Embora a lei não preveja expressamente a dispensa de contabilidade organizada, a natureza específica destas entidades — cuja atividade principal não visa fins lucrativos — justifica que a sua tributação seja limitada às situações em que sejam desenvolvidas atividades económicas com caráter empresarial, sujeitas, aí sim, ao regime tributário geral.
Assim, o regime especial das pessoas colectivas religiosas visa salvaguardar a liberdade religiosa, assegurando simultaneamente o cumprimento dos deveres de transparência e responsabilidade sempre que estas entidades exerçam atividades fora do estritamente religioso.
Dispensa de Certidão Permanente
As pessoas colectivas religiosas em Portugal estão dispensadas de manter uma certidão permanente, exceto quando realizam atividades económicas que impliquem registo fiscal ou comercial. Essa dispensa não está diretamente especificada em termos explícitos na Lei n.º 16/2001, mas decorre do facto de não estarem sujeitas às mesmas obrigações das pessoas coletivas previstas no Código das Sociedades Comerciais ou no Código Civil (no caso de associações).

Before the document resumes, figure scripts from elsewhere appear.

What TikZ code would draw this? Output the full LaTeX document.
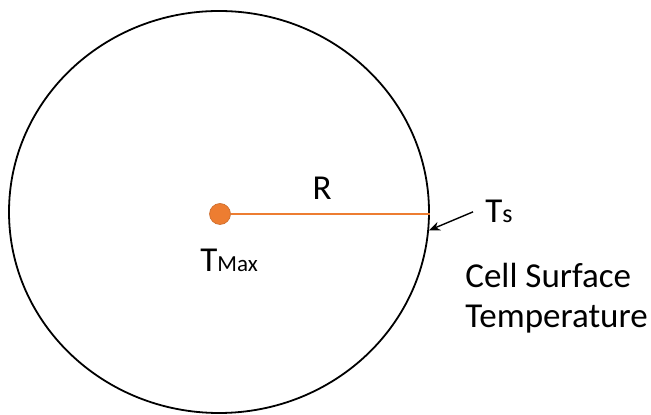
\documentclass[tikz,border=0pt]{standalone}
\usepackage{fontspec}
\setmainfont{Carlito}
\usetikzlibrary{shapes.geometric,arrows.meta}
\definecolor{coreorange}{HTML}{ED7D31}
\tikzset{
  label text/.style={inner sep=0pt, font=\fontsize{17.5}{20}\selectfont},
  sub text/.style={font=\fontsize{10.5}{12}\selectfont}
}
\begin{document}
\begin{tikzpicture}[x=1pt,y=1pt]
\useasboundingbox (0,0) rectangle (325.5,-207.5);
\node[
  draw,
  ellipse,
  line width=0.9pt,
  minimum width=210pt,
  minimum height=201pt,
  inner sep=0pt
] (cell) at (109.5,-106) {};
\node[
  circle,
  fill=coreorange,
  draw=coreorange!85!black,
  line width=0.3pt,
  minimum size=10.5pt,
  inner sep=0pt
] (core) at (110,-107) {};
\draw[coreorange, line width=0.9pt] (core) -- (core -| cell.east);
\node[label text] (radius) at (161,-94) {R};
\node[label text, anchor=base west] (tmax) at (100,-136)
  {T{\fontsize{11.5}{12}\selectfont Max}};
\node[label text, anchor=base west] (ts) at (242.5,-111.5)
  {T{\fontsize{13}{13}\selectfont s}};
\node[label text, anchor=base west] (surface) at (232.5,-144)
  {Cell Surface};
\node[label text, anchor=base west] (temp) at (232.5,-164)
  {Temperature};
\draw[-{Stealth[length=5.5pt,width=4.5pt]}, line width=0.7pt]
  ([xshift=-6pt]ts.west) -- (cell.-5);
\end{tikzpicture}
\end{document}
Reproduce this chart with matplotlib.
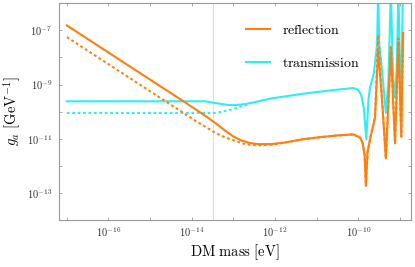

No entanto, se a pessoa coletiva religiosa exercer atividades económicas regulares, será obrigada a obter um registo comercial ou fiscal e poderá então ser necessário manter a certidão permanente para cumprir com requisitos legais e administrativos associados às atividades económicas.
Conclusão
As pessoas colectivas religiosas têm um regime jurídico e fiscal único em Portugal, que reflete a sua finalidade espiritual e não lucrativa. São diferentes de empresas e associações comuns, pois não precisam de contabilidade organizada, registo fiscal, CAE ou certidão permanente, salvo se realizarem atividades económicas.
Este regime simplificado respeita a sua missão principal, permitindo-lhes concentrar-se na prática religiosa sem as mesmas exigências impostas a entidades com fins lucrativos. No entanto, sempre que haja dúvidas sobre obrigações fiscais ou legais, é aconselhável consultar um advogado ou contabilista especializado em organizações religiosas.